Out and proud in the Holy Land

As thousands of locals and tourists celebrate Tel Aviv Gay pride, a gay oleh from the UK talks about the importance of being "free in his own land."

Gay pride flag 311 (photo credit: Yoni Cohen)
Gay pride flag 311
(photo credit: Yoni Cohen)
"To be a free people in our own land (Lihiot am hofshi bartzenu)"
As a self-confessed modern Zionist, these words from Israel's national anthem make me happy and proud to be in Israel. I have heard the phrase many times since making aliya three years ago, as well as during my very Zionist upbringing, but when I saw the phrase splashed across a huge colorful banner at my first ever gay pride parade in Tel Aviv, I was nearly brought to tears.
The whole concept of being a free gay man in the Jewish state where I chose to live is very important to me. Seeing rainbow flags waving together with Israeli flags is a strong expression of what I like to call "national pride." The Gay Pride parade set to take place this Friday in Tel Aviv will be full of people who are also happy to be free and proud of who they are. This does not necessarily mean that everyone who is there will be gay, far from it. The pride parade celebrates freedom of expression and is attended annually by families with young children, straight friends, straight couples and even proud grandparents.
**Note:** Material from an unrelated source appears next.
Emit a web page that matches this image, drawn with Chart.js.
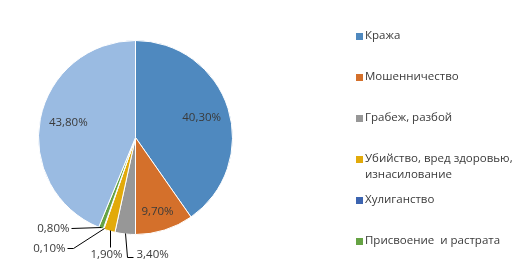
<!DOCTYPE html>
<html><head><meta charset="utf-8">
<script src="https://cdn.jsdelivr.net/npm/chart.js@4/dist/chart.umd.min.js"></script>
<style>html,body{margin:0;padding:0;background:#fff}#wrap{width:518px;height:268px;position:relative}</style>
</head><body><div id="wrap"><canvas id="c" width="518" height="268"></canvas></div>
<script>
const categories = ["Кража","Мошенничество","Грабеж, разбой","Убийство, вред здоровью, изнасилование","Хулиганство","Присвоение и растрата","Прочие"];
const legendLines = [["Кража"],["Мошенничество"],["Грабеж, разбой"],["Убийство, вред здоровью,","изнасилование"],["Хулиганство"],["Присвоение  и растрата"]];
const values = [40.3, 9.7, 3.4, 1.9, 0.1, 0.8, 43.8];
const labels = ["40,30%","9,70%","3,40%","1,90%","0,10%","0,80%","43,80%"];
const colors = ["#4F89BF","#D4702B","#979797","#E2AA0A","#3C64B0","#66A344","#9ABBE2"];

const FONT = '11.5px "Open Sans", sans-serif';
const TXT = '#3a3a3a';

const labelPlugin = {
  id:'labels',
  afterDatasetsDraw(chart){
    const ctx = chart.ctx;
    const meta = chart.getDatasetMeta(0);
    ctx.save();
    ctx.font = FONT;
    ctx.fillStyle = TXT;
    ctx.textBaseline = 'middle';
    ctx.strokeStyle = '#000';
    ctx.lineWidth = 1;
    meta.data.forEach((arc,i)=>{
      const a = (arc.startAngle+arc.endAngle)/2;
      const cx = arc.x, cy = arc.y, r = arc.outerRadius;
      const inside = {0:[0.715,0,1],1:[0.79,-1,1],6:[0.706,0,-2]};
      if (inside[i]) {
        const [f,dx,dy] = inside[i];
        const px = cx + Math.cos(a)*r*f, py = cy + Math.sin(a)*r*f;
        ctx.textAlign='center';
        ctx.fillText(labels[i], px+dx, py+dy);
        return;
      }
      const ex = Math.round(cx + Math.cos(a)*(r-1))+0.5, ey = Math.round(cy + Math.sin(a)*(r-1))+0.5;
      ctx.beginPath();
      if (i===2){ // 3,40%
        ctx.moveTo(ex,ey); ctx.lineTo(ex+2,ey+24); ctx.lineTo(ex+8,ey+24); ctx.stroke();
        ctx.textAlign='left'; ctx.fillText(labels[i], ex+11, ey+21);
      } else if (i===3){ // 1,90%
        ctx.moveTo(ex,ey); ctx.lineTo(ex,ey+17); ctx.stroke();
        ctx.textAlign='center'; ctx.fillText(labels[i], ex-4, ey+24);
      } else if (i===4){ // 0,10%
        ctx.moveTo(ex,ey); ctx.lineTo(ex-31,ey+20); ctx.lineTo(ex-37,ey+20); ctx.stroke();
        ctx.textAlign='right'; ctx.fillText(labels[i], ex-39, ey+20);
      } else if (i===5){ // 0,80%
        ctx.moveTo(ex,ey); ctx.lineTo(ex-30,ey+1); ctx.stroke();
        ctx.textAlign='right'; ctx.fillText(labels[i], ex-32, ey+1.5);
      }
    });
    ctx.restore();
  }
};

const legendPlugin = {
  id:'customLegend',
  afterDraw(chart){
    const ctx = chart.ctx;
    ctx.save();
    ctx.font = FONT;
    ctx.textBaseline='middle';
    ctx.textAlign='left';
    legendLines.forEach((lines,i)=>{
      const y = 36 + i*41;
      ctx.fillStyle = colors[i];
      ctx.fillRect(356, y-3, 7, 7);
      ctx.fillStyle = TXT;
      lines.forEach((t,j)=> ctx.fillText(t, 365, y + j*16));
    });
    ctx.restore();
  }
};

new Chart(document.getElementById('c'), {
  type:'pie',
  data:{ labels: categories, datasets:[{ data: values, backgroundColor: colors, borderColor:'#fff', borderWidth:1 }]},
  options:{
    responsive:false, animation:false,
    layout:{ padding:{ left:38, top:40, right:285, bottom:33 } },
    plugins:{ legend:{display:false}, tooltip:{enabled:false} }
  },
  plugins:[labelPlugin, legendPlugin]
});
</script></body></html>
I have attended the pride parade in Tel Aviv for the last two years and I am looking forward to this year's event as I am now a fully fledged resident of the city that never sleeps. People often accuse Tel Avivians of living in a bubble, disconnected from the rest of the country and disconnected from reality. In a way, I have to agree: We do live in a bubble. But this bubble that we live in is very accepting and those that are lucky enough to enter it can be who they want to be. Though I love the rest of the country and I enjoy leaving Tel Aviv go "get some fresh air," when I walk down the streets filled with open-minded young people, I feel like I belong. I love that on this year's Independence Day I went to a gay club and danced traditional Israeli folk dancing. Being a proud Jew is the same as being a proud gay person, and the two are not mutually exclusive.
For most of my life, I lived in Manchester, a northern UK city which is renowned for its gay life and laid back attitude (the original UK series of popular gay TV show Queer as Folk was filmed there as a result.) I never felt as free there as I do here in Tel Aviv though. I think it is much more acceptable for a gay couple to walk the streets holding hands in Tel Aviv than it is in Manchester. Like many other gay-friendly cities, Manchester is famous for its designated area commonly known as "the village" which provides a safe haven for the city's gay people. Tel Aviv does not have this kind of area, but then, every part of Tel Aviv seems to be gay friendly. There is no specific street or part of a neighborhood which is designated as a "gay area" and this makes the atmosphere in the city even more liberal because the gay community is not ghettoized.
Walk down any street in central or south Tel Aviv and you are more than likely to see a rainbow flag flying proudly from one of the apartments. In the lead-up to this year's pride events, many of the major streets in the city have been officially colored with rainbow flags by the municipality. Add all the flags that have been put out on display by shop owners and residents, and the city has become a colorful expression of freedom and acceptance.
Gay tourists are really starting to discover Tel Aviv and it is quickly becoming a hot spot which rivals all the classic gay destinations such as Berlin, San Francisco and Amsterdam. I have met quite a few gay people who have decided to check out Tel Aviv purely out of curiosity. Unlike the majority of tourists that visit Israel, they do not come for any religious reasons, rather they've heard that the attitude is laid back, the parties are wild and the people are good-looking. This what many gay people want from a holiday and when they find that they can have all this in a place which is supposed to be oppressed by religion and ravaged by war, they are always pleasantly surprised. For me, this is yet another reason to be proud. Proud of the fact that our "First Hebrew City" is an accepting place that welcomes visitors while maintaining its own unique Israeli charm.
Tel Aviv residents and kibbutznikim from the North, Jews and non-Jews, Israelis and tourists, gays and straights are all set to take part in Friday's pride parade. This year I will take great pride in joining these thousands of people who will fill the city's streets to rejoice in the fact that we are able to be a free people in our own land.